Al fine di condannare tali atti, la legge prevede un incremento dei poteri delle forze dell’ordine, permettendo loro di operare perquisizioni e sequestri, previa autorizzazione da parte di un ufficiale di rango superiore, anche senza che vi sia un sospetto fondato. Così come si discute sulla possibilità da parte delle forze dell’ordine di bloccare l’eventuale espansione delle proteste prima ancora che queste si sviluppino. Allo stesso modo, è stato annunciato un inasprimento delle pene: sono previsti dai 6 mesi di carcere per la partecipazione alle proteste, fino ai 3 anni di carcere per i reati più gravi, come quelli di tunneling. Inoltre, vi è la possibilità di fare multe che non hanno a priori un ammontare precisato, ma questo verrà deciso di caso in caso. Infine, il disegno di legge prevede la possibilità da parte delle autorità di ricorrere ad un ordine di prevenzione dei disagi gravi: una misura che consente di porre restrizioni agli attivisti, non in seguito ad una condanna, ma come mezzo di prevenzione nei confronti di soggetti già coinvolti in altri arresti o proteste. 

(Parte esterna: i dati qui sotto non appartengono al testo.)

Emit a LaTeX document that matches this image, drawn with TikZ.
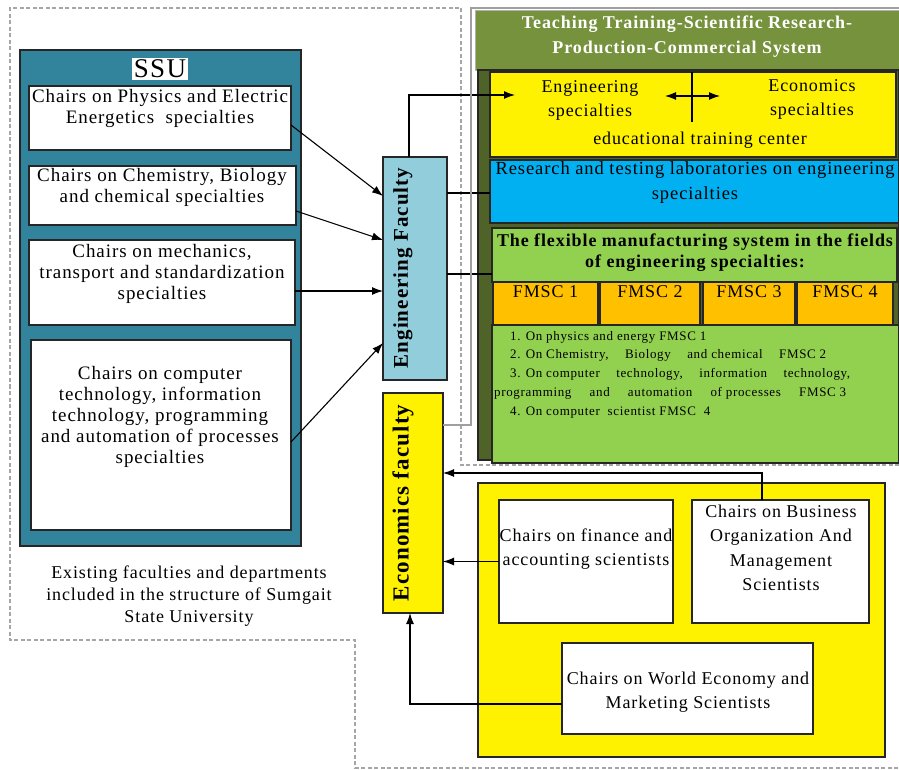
\documentclass[tikz,border=0pt]{standalone}
\usepackage{fontspec}
\setmainfont{Liberation Serif}[LetterSpace=5]
\usetikzlibrary{arrows.meta, positioning, calc}

\definecolor{ssuteal}{RGB}{49,132,155}
\definecolor{faclight}{RGB}{146,205,220}
\definecolor{olivehead}{RGB}{118,146,60}
\definecolor{olivedark}{RGB}{79,98,40}
\definecolor{labcyan}{RGB}{0,176,240}
\definecolor{fmsgreen}{RGB}{146,208,80}
\definecolor{fmsorange}{RGB}{255,192,0}
\newcommand{\txtsize}[2]{\fontsize{#1}{#2}\selectfont}

\begin{document}
\begin{tikzpicture}[
  x = 1pt, y = -1pt,
  blk/.style     = {draw=black!85, line width=1.5pt, inner sep=0pt,
                    outer sep=0pt, anchor=north west},
  chair/.style   = {blk, fill=white},
  txt/.style     = {align=center, inner sep=0pt, font=\txtsize{19}{21}},
  vtxt/.style    = {rotate=90, inner sep=0pt, font=\bfseries\txtsize{21}{21}},
  arr/.style     = {-{Latex[length=11pt,width=8pt]}, line width=1.1pt},
  darr/.style    = {{Latex[length=11pt,width=8pt]}-{Latex[length=11pt,width=8pt]},
                    line width=1.1pt},
  conn/.style    = {line width=1.1pt},
  outline/.style = {draw=gray!70, dash pattern=on 4pt off 2.5pt, line width=1.6pt}
]

\fill[white] (0,0) rectangle (899,770);
\useasboundingbox (0,0) rectangle (899,770);

% dashed boundary
\draw[outline] (899,465) -- (461,465) -- (461,8) -- (10,8) -- (10,640)
               -- (355,640) -- (355,768) -- (899,768);

% SSU block
\node[blk, fill=ssuteal, minimum width=281pt, minimum height=496pt] (ssu) at (20,50) {};
\node[fill=white, inner sep=2pt, font=\txtsize{27}{27}] (ssutitle) at (160,69) {SSU};
\node[chair, minimum width=262pt, minimum height=64pt]  (phys) at (29,86) {};
\node[chair, minimum width=267pt, minimum height=59pt]  (chem) at (29,166) {};
\node[chair, minimum width=266pt, minimum height=85pt]  (mech) at (29,240) {};
\node[chair, minimum width=260pt, minimum height=190pt] (comp) at (31,340) {};
\node[txt] (physt) at (160,108.5) {Chairs on Physics and Electric\\Energetics\ \ specialties};
\node[txt] (chemt) at (162,187.5) {Chairs on Chemistry, Biology\\and chemical specialties};
\node[txt] (mecht) at (162,274) {Chairs on mechanics,\\transport and standardization\\specialties};
\node[txt] (compt) at (160,417) {Chairs on computer\\technology, information\\technology, programming\\and automation of processes\\specialties};
\node[txt, font=\txtsize{18}{22}] (caption) at (189,596)
  {Existing faculties and departments\\included in the structure of Sumgait\\State University};

% faculties
\node[blk, fill=faclight, minimum width=64pt, minimum height=223pt] (engfac) at (383,157) {};
\node[vtxt] (engtxt) at (403,268) {Engineering Faculty};
\node[blk, fill=yellow, minimum width=60pt, minimum height=220pt] (econ) at (383,393) {};
\node[vtxt, font=\bfseries\txtsize{23}{23}] (econtxt) at (403,503) {Economics faculty};

% teaching, research, production system
\node[blk, draw=gray!60, line width=0.8pt, fill=olivehead,
      minimum width=424pt, minimum height=60pt] (header) at (475,10) {};
\node[txt, text=white, font=\bfseries\txtsize{18}{25}] (headtxt) at (687,37)
  {Teaching Training-Scientific Research-\\Production-Commercial System};
\node[blk, fill=olivedark, minimum width=421pt, minimum height=390pt] (panel) at (478,70) {};
\node[blk, fill=yellow, minimum width=406pt, minimum height=85pt] (edu) at (490,72) {};
\node[txt, font=\txtsize{18}{24}] (engspec) at (590,100) {Engineering\\specialties};
\node[txt, font=\txtsize{18}{24}] (ecospec) at (812,99) {Economics\\specialties};
\node[txt, font=\txtsize{18}{18}] (edutxt) at (700,140) {educational training center};
\node[blk, fill=labcyan, minimum width=409pt, minimum height=63pt] (lab) at (490,160) {};
\node[txt, font=\txtsize{18.5}{25}] (labtxt) at (695,183)
  {Research and testing laboratories on engineering\\specialties};
\node[blk, fill=fmsgreen, minimum width=405pt, minimum height=54pt] (fms) at (492,228) {};
\node[txt, font=\bfseries\txtsize{18}{21}] (fmstxt) at (695,253)
  {The flexible manufacturing system in the fields\\of engineering specialties:};
\foreach \i/\xa/\w in {1/493/105, 2/600/100, 3/703/92, 4/797/96} {
  \node[blk, fill=fmsorange, minimum width=\w pt, minimum height=43pt] (fmsc\i) at (\xa,282) {};
  \node[txt, font=\txtsize{18}{18}, below=3pt of fmsc\i.north] (fmsct\i) {FMSC \i};
}
\node[blk, fill=fmsgreen, minimum width=407pt, minimum height=138pt] (fmslist) at (492,325) {};
\node[anchor=north west, align=left, inner sep=0pt, font=\txtsize{13}{18.7}] (listtxt) at (494,331)
  {\hspace*{16pt}1. On physics and energy FMSC 1\\
   \hspace*{16pt}\makebox[316pt][l]{2. On Chemistry,\hfill Biology\hfill and chemical\hfill FMSC 2}\\
   \hspace*{16pt}\makebox[340pt][l]{3. On computer\hfill technology,\hfill information\hfill technology,}\\
   \makebox[352pt][l]{programming\hfill and\hfill automation\hfill of processes\hfill FMSC 3}\\
   \hspace*{16pt}4. On computer\ \ scientist FMSC\ \ 4};

% economics chairs
\node[blk, fill=yellow, minimum width=407pt, minimum height=274pt] (ecoarea) at (478,483) {};
\node[chair, minimum width=174pt, minimum height=123pt] (fin) at (499,500) {};
\node[chair, minimum width=177pt, minimum height=123pt] (bus) at (692,500) {};
\node[chair, minimum width=251pt, minimum height=91pt] (world) at (562,643) {};
\node[txt, font=\txtsize{18}{24}] (fint) at (586,549) {Chairs on finance and\\accounting scientists};
\node[txt, font=\txtsize{18}{24.5}] (bust) at (781,548)
  {Chairs on Business\\Organization And\\Management\\Scientists};
\node[txt, font=\txtsize{18}{24}] (worldt) at (688,692) {Chairs on World Economy and\\Marketing Scientists};

% connectors
\coordinate (engtip) at (515,95);
\coordinate (framebl) at (471,425);
\coordinate (frametl) at (471,8);
\coordinate (frametr) at (899,8);
\coordinate (swl) at (665,96);
\coordinate (swr) at (720,96);
\draw[arr] (phys.east |- 0,125) -- (engfac.west |- 0,196);
\draw[arr] (chem.east |- 0,211) -- (engfac.west |- 0,240);
\draw[arr] (mech.east |- 0,291) -- (engfac.west |- 0,291);
\draw[arr] (comp.east |- 0,442) -- (engfac.west |- 0,343);
\draw[arr] (engfac.north -| 409,0) |- (engtip);
\draw[conn] (engfac.east |- 0,193) -- (lab.west |- 0,193);
\draw[conn] (engfac.east |- 0,274) -- (fms.west |- 0,274);
\draw[conn, draw=gray!75] (econ.east |- framebl) -- (framebl) -- (frametl) -- (frametr);
\draw[conn] (edu.north -| 692,0) -- (692,122);
\draw[darr] (swl) -- (swr);
\draw[arr] (bus.north -| 762,0) |- (econ.east |- 0,473);
\draw[arr] (fin.west) -- (econ.east |- fin.west);
\draw[arr] (world.west |- 0,704) -| (econ.south -| 410,0);

\end{tikzpicture}
\end{document}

Le misure elencate sono sicuramente preoccupanti, in quanto si teme che esse possano avere una deriva antidemocratica. Gli stessi gruppi di protesta, pur non avendo intenzione di farsi fermare da questi nuovi provvedimenti, hanno dichiarato di essere spaventati dalla possibilità che il governo ha di sfruttare l’attivismo climatico per mettere in discussione determinati diritti fondamentali che dovrebbero essere garantiti da uno Stato democratico.

Eppure, queste posizioni sono tutt’altro che impopolari nel Regno Unito. Secondo un recente sondaggio, il 53% dei cittadini è convinto che siano necessarie delle misure restrittive create specificatamente per gli attivisti climatici. Se l’obiettivo di questi ultimi è quello di sensibilizzare la popolazione al problema del cambiamento climatico e, conseguentemente, di spingere i governi a mettere in atto delle misure per cercare di arginare tale fenomeno, apparentemente i mezzi utilizzati non stanno funzionando e potrebbe essere necessaria una revisione di tali procedimenti.

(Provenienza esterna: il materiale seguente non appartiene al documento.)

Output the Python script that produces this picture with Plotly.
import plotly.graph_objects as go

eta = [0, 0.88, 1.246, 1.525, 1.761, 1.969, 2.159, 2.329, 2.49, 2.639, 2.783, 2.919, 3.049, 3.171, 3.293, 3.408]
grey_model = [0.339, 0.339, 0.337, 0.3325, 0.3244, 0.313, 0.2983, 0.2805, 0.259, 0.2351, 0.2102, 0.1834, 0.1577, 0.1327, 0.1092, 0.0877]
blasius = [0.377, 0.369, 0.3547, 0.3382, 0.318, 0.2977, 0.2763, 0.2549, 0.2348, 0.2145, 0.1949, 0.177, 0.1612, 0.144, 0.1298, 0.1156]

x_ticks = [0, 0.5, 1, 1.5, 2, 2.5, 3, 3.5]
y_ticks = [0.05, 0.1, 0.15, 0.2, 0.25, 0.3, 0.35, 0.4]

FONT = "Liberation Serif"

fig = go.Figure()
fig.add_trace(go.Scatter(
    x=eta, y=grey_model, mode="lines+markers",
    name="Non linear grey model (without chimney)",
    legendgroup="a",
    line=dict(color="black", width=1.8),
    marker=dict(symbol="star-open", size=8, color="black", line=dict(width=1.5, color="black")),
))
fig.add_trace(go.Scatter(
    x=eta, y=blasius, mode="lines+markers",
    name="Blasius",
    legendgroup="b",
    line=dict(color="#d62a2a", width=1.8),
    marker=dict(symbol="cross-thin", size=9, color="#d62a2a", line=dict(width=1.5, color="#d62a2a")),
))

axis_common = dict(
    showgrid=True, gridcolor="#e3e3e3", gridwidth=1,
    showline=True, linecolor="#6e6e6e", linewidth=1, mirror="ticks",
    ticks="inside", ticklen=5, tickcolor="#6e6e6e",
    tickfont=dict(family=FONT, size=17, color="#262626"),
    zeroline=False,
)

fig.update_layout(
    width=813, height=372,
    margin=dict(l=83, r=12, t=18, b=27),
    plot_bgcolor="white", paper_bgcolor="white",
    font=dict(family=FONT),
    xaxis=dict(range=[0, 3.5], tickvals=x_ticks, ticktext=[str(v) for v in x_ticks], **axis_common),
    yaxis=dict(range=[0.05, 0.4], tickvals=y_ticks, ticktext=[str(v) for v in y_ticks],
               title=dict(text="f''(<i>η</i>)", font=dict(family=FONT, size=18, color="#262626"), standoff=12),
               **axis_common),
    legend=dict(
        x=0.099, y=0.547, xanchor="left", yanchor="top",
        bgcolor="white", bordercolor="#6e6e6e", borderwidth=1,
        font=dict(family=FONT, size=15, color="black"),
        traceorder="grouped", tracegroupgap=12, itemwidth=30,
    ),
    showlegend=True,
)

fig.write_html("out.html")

Un esempio in tal senso potrebbe essere l’uso della contro-pubblicità. Tale pratica consiste nello sviluppare delle parodie delle pubblicità fatte dalle grandi corporazioni e dalle multinazionali, con lo scopo di contestare i messaggi di propaganda da esse veicolati. Per far ciò, le immagini usate da questi enti vengono poste in contesti diversi e, in questo modo, il loro messaggio viene totalmente capovolto. 

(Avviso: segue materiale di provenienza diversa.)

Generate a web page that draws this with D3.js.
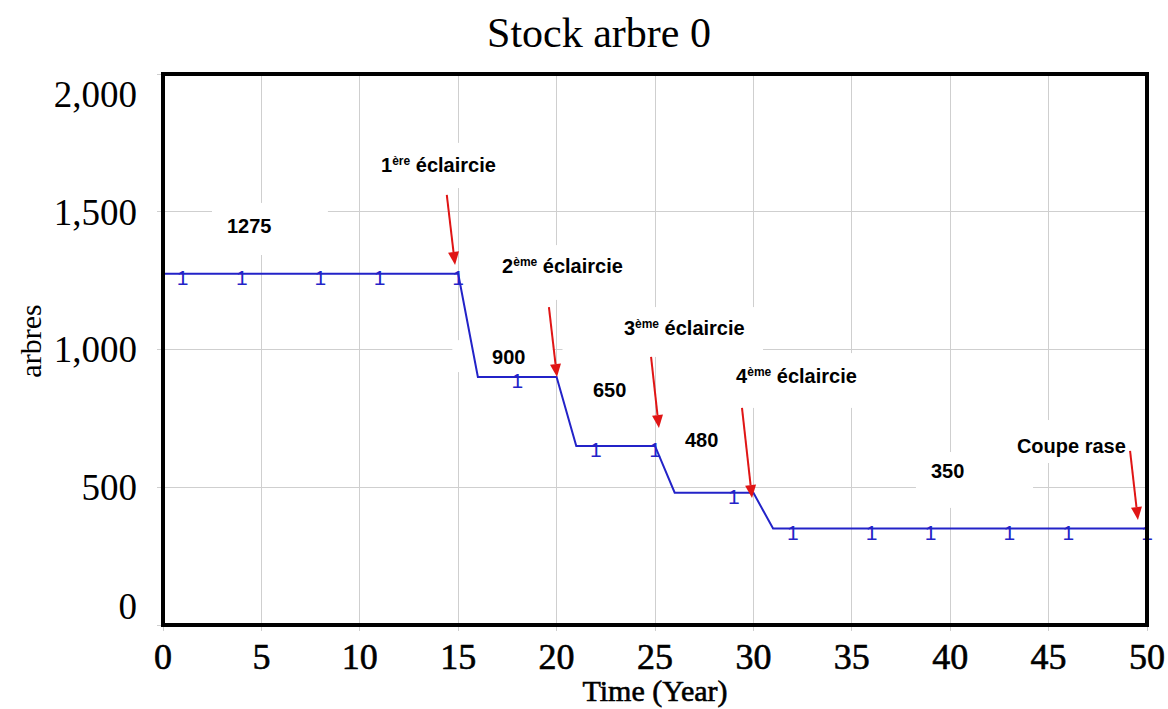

È quello che è successo nel ambito dell’European Motor Show, il salone dell’auto tenutosi a Bruxelles tra il 14 e il 22 gennaio 2023. Alcuni movimenti, quali Brandalism e Subvertisers International, si sono unite al gruppo ambientalista Extinction Rebellion e, insieme, hanno creato e diffuso in vari paesi europei dei cartelli che imitano le campagne pubblicitarie di vari marchi di automobili. L’elemento centrale dei cartelli rimane una determinata auto, ma essa viene posta in relazione a messaggi totalmente negativi. Nonostante si trattasse solo di cartelli pubblicitari, che non hanno creato alcun danno materiale alle case automobilistiche presenti, comunque l’immagine di queste ultime ne ha risentito. In effetti, varie sono le aziende che hanno deciso di rispondere alle accuse degli attivisti. Ad esempio, Toyota ha sottolineato di star lavorando ormai da anni per cercare di ridurre l’impatto ambientale, così come BMW ha stabilito che l’ecosostenibilità è uno dei valori centrali che il gruppo persegue.

Quindi, è vero che, da sempre, le proteste per essere efficaci devono essere abbastanza forti da smuovere le coscienze degli individui e dei governi. Eppure, sembra che più radicale non significhi necessariamente migliore. È necessario trovare un modo per far sì che quante più persone possibili si avvicinino alla tematica e non il contrario, perché solo aumentando la consapevolezza degli individui tutti si potrà fermare la deriva antiambientalista degli ultimi anni.